> [Your goal] No pictures belong in the copy; return exactly the lines from the one with "Write the D3.js code for this chart." through the one with "labelAnchors = [[351.5,115],[457,139],[456,285],[119,158]];", both ends included, and nothing else.

> [Stored rows]
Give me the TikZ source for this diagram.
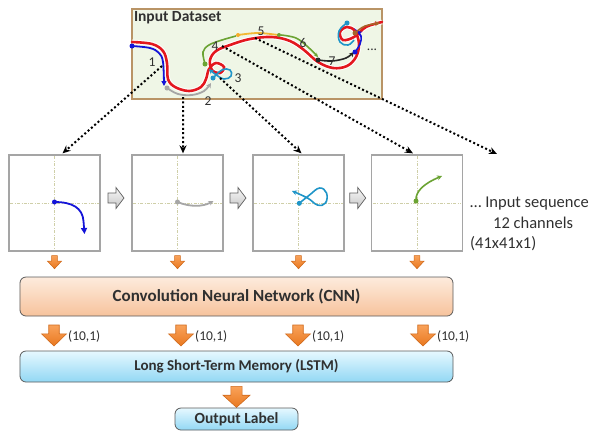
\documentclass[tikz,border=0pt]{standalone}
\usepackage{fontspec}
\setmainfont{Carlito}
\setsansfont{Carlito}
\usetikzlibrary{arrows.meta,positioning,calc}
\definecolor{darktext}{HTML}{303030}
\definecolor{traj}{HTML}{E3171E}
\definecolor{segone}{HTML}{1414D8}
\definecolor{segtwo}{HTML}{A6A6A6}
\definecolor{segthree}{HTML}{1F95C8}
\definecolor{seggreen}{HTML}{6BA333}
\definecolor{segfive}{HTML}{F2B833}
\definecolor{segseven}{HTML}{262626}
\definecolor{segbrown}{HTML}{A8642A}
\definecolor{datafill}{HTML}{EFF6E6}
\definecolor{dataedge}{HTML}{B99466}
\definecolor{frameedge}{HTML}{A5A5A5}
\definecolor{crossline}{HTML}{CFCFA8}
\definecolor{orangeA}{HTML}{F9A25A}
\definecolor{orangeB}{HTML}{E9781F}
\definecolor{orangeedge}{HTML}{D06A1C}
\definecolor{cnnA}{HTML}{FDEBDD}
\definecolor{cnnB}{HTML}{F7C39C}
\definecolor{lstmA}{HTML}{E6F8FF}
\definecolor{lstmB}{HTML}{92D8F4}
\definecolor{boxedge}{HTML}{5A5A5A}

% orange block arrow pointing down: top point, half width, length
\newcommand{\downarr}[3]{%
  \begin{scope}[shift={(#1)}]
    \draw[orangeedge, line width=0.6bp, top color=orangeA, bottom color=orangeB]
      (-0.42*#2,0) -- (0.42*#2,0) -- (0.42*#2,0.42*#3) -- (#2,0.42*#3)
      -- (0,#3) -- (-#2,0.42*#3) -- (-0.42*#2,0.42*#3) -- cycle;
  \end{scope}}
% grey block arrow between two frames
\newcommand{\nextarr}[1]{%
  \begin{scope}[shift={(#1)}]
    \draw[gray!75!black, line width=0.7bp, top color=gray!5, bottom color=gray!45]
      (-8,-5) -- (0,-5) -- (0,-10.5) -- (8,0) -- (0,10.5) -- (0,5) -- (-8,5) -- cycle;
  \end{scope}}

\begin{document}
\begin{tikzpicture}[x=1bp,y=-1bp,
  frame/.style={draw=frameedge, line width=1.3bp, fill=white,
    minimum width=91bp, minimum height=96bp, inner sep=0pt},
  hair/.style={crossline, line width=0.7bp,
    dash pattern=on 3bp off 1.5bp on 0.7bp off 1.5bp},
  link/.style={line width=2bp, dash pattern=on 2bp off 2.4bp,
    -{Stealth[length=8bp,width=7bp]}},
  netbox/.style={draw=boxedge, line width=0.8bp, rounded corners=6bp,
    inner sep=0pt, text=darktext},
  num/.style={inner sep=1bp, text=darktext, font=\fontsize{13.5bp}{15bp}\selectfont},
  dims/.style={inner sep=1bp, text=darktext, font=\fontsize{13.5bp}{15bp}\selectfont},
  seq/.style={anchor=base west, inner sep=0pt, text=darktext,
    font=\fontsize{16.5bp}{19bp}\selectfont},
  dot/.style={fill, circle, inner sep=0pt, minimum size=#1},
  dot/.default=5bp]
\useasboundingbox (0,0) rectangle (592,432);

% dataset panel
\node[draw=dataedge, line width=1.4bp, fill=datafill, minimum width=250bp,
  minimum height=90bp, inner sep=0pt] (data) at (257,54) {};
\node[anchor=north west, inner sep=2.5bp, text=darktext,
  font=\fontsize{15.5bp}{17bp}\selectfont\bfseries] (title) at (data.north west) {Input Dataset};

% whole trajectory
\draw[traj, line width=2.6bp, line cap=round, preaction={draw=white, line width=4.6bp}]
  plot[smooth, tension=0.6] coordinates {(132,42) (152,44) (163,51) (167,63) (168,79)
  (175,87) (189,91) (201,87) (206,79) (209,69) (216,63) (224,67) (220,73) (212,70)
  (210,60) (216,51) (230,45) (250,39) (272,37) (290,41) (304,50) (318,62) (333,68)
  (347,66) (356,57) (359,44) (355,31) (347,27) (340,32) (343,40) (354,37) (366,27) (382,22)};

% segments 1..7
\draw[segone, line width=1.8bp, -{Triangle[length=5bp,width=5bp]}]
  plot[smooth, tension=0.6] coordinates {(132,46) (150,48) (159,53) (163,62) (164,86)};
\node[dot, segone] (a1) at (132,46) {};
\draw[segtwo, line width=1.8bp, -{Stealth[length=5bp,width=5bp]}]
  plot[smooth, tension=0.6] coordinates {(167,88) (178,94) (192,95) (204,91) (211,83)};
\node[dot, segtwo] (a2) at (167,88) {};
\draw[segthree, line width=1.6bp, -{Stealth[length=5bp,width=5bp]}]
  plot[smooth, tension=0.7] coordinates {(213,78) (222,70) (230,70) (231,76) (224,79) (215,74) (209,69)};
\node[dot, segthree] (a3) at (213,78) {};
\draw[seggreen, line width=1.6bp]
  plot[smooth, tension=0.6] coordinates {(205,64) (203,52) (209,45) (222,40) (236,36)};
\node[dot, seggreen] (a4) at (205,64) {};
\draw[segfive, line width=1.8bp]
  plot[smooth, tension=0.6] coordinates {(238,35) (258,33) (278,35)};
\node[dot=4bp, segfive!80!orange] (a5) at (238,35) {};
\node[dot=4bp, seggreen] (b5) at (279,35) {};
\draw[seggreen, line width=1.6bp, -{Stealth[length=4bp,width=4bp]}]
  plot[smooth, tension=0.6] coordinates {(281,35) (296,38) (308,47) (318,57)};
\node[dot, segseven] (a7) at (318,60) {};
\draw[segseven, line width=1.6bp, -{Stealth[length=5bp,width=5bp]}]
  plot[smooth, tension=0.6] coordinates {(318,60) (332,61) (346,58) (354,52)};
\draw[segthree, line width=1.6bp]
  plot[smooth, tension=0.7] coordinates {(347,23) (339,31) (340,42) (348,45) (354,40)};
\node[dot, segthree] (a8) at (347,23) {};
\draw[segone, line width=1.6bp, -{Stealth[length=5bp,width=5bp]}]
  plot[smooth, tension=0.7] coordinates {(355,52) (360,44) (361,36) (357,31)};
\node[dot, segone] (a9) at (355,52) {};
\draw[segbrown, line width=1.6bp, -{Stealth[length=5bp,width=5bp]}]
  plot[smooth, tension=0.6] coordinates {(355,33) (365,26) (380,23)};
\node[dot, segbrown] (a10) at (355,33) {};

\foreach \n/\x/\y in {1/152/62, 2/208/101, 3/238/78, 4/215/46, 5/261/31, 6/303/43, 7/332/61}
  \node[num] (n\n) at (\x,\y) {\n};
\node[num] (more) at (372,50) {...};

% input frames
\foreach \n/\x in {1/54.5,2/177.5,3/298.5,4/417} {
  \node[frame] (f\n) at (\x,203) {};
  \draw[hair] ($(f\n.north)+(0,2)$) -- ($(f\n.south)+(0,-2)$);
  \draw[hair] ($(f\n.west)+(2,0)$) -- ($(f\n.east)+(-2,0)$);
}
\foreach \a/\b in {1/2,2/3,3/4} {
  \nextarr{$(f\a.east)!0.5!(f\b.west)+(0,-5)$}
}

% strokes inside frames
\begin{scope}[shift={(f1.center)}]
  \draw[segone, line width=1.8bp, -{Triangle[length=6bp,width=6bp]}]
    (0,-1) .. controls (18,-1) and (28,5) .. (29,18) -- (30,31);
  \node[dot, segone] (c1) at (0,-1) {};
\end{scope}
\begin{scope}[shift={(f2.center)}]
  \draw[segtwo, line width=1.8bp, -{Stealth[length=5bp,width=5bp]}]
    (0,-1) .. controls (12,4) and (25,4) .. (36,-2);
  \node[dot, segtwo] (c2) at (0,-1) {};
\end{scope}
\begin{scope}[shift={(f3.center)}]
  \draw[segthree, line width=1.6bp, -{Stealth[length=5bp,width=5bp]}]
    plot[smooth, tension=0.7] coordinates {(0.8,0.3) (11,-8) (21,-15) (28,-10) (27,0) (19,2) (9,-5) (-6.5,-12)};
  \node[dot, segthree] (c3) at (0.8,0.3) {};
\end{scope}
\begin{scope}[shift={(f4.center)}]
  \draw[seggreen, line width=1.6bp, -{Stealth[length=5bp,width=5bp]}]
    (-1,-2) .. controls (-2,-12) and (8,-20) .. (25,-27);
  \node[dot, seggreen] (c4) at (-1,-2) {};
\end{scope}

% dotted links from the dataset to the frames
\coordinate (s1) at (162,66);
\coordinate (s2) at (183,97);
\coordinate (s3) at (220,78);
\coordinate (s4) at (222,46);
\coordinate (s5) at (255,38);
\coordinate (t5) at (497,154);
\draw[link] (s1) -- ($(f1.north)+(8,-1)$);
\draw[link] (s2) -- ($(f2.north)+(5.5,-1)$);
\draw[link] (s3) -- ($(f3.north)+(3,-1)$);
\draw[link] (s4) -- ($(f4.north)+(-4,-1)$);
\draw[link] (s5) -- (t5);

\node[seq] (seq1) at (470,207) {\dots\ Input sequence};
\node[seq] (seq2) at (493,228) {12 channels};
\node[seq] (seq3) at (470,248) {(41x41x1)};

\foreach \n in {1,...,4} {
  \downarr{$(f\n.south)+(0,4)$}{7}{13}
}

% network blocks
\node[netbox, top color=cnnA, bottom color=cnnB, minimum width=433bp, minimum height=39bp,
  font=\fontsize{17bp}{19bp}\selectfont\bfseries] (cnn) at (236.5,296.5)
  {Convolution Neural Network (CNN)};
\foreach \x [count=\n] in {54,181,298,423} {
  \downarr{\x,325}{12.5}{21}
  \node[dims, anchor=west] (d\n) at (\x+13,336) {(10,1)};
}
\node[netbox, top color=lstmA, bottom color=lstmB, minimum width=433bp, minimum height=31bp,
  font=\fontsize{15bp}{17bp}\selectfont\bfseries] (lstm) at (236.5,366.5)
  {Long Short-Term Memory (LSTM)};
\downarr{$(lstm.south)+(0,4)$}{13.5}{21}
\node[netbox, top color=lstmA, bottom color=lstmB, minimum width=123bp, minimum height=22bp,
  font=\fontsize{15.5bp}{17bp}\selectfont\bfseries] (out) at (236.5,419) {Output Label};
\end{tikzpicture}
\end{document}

...

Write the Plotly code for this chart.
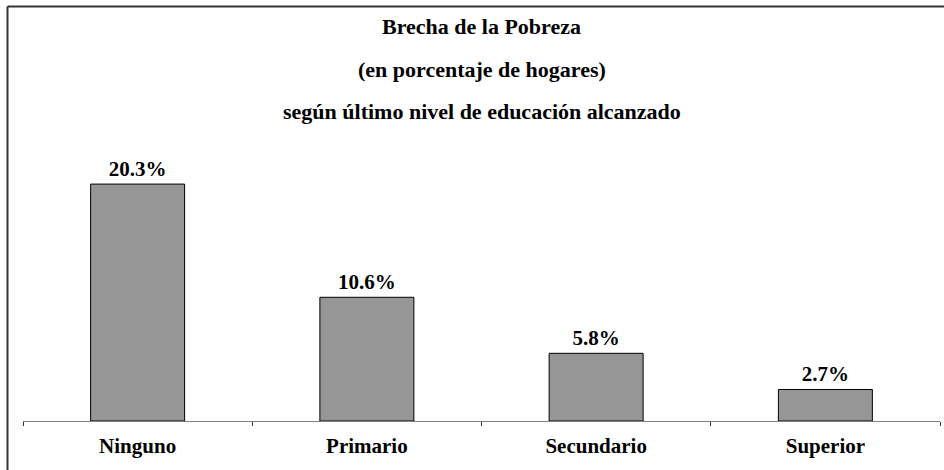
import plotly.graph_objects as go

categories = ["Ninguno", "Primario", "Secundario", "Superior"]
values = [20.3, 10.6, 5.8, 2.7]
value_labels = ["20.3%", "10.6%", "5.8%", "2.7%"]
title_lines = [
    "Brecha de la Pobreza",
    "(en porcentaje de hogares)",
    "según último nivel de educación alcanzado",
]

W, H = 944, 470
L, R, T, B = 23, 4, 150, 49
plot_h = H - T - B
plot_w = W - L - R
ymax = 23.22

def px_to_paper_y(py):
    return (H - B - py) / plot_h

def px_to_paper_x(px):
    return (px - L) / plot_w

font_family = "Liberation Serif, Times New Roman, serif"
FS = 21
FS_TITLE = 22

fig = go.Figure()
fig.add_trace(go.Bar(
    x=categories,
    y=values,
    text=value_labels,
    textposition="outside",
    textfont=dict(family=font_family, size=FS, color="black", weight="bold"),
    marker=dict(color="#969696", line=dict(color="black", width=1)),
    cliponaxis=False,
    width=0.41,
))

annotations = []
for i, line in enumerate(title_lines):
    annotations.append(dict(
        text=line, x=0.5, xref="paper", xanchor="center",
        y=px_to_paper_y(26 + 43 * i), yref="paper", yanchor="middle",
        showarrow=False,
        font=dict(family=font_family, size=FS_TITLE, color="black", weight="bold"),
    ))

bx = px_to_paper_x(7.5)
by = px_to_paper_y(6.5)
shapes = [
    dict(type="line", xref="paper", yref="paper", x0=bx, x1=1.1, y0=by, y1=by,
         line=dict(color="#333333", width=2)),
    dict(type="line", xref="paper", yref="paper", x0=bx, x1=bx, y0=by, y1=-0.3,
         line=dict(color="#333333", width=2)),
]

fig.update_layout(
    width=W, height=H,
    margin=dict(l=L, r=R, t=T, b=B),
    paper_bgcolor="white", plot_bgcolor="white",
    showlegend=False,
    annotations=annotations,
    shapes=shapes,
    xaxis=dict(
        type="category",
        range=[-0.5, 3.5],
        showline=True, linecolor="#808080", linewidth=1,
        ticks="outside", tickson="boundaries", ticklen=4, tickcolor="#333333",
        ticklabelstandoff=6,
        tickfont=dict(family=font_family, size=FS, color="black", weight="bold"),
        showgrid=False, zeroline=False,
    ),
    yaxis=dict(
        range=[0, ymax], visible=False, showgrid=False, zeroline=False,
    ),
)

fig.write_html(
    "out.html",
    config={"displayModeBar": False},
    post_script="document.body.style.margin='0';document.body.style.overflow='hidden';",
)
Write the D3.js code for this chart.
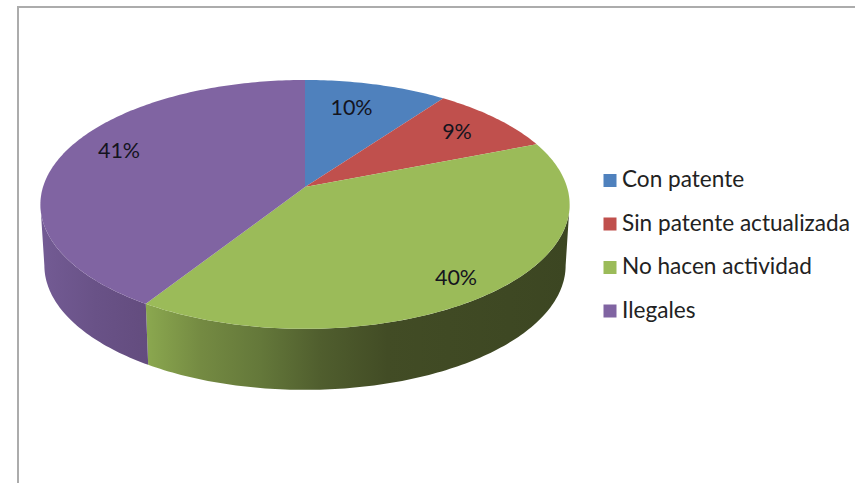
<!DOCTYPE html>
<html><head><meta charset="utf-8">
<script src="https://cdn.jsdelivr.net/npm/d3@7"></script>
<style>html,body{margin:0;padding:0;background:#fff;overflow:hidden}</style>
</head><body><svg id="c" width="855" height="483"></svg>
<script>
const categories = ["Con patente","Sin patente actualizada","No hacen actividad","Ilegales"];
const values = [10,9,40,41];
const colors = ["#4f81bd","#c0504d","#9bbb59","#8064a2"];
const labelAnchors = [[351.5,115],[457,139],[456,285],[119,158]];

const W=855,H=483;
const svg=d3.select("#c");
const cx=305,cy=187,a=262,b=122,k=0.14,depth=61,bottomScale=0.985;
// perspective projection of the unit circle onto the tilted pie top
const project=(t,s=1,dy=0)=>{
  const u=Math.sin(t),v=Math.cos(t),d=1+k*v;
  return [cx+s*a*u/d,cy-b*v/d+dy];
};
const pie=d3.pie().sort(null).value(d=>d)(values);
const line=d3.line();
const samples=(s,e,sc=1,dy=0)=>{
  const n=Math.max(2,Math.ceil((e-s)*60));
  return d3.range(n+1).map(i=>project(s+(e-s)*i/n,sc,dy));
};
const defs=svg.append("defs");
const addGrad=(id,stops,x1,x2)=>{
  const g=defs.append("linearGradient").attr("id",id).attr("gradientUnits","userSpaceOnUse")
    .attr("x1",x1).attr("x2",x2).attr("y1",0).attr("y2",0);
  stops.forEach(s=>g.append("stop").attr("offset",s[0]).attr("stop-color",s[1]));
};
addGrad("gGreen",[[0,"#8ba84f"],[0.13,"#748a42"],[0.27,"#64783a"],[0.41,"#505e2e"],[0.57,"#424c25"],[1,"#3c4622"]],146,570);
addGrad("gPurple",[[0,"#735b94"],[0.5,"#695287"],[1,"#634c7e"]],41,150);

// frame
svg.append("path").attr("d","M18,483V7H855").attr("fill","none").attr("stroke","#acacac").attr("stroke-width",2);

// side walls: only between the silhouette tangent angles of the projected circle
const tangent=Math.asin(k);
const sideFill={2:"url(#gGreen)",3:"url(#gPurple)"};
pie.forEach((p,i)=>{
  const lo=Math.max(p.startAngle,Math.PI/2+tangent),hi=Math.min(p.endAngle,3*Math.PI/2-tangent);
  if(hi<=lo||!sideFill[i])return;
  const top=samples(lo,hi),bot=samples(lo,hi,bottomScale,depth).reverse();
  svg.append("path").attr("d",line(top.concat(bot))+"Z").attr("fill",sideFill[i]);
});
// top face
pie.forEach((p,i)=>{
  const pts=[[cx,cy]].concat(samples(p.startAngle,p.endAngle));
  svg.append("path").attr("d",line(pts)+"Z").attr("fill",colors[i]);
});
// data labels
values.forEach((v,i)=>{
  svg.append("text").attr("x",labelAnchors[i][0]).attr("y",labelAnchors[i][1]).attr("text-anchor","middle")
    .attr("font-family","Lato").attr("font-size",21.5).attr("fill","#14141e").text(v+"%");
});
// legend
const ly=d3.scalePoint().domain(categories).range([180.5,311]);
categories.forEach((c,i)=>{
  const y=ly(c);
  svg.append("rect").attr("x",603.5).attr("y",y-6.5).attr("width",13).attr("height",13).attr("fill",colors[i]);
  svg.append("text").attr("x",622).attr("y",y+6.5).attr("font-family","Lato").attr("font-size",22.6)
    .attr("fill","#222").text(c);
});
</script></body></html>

---

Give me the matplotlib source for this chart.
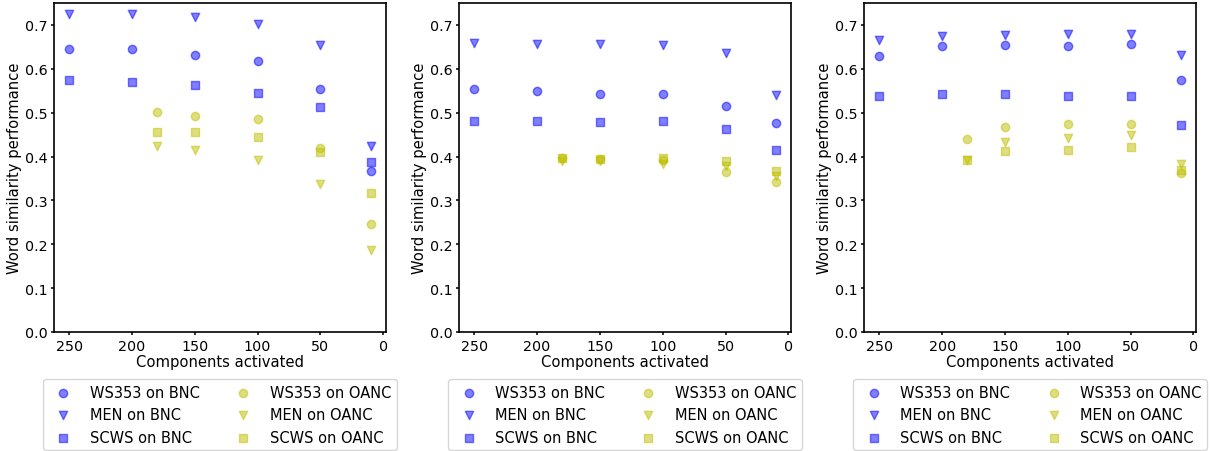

> [The reply]
Write the D3.js code for this chart.
<!DOCTYPE html>
<html><head><meta charset="utf-8">
<script src="https://cdn.jsdelivr.net/npm/d3@7"></script>
<style>html,body{margin:0;padding:0;background:#fff;overflow:hidden}</style>
</head><body><svg id="c" width="855" height="483"></svg>
<script>
const categories = ["Con patente","Sin patente actualizada","No hacen actividad","Ilegales"];
const values = [10,9,40,41];
const colors = ["#4f81bd","#c0504d","#9bbb59","#8064a2"];
const labelAnchors = [[351.5,115],[457,139],[456,285],[119,158]];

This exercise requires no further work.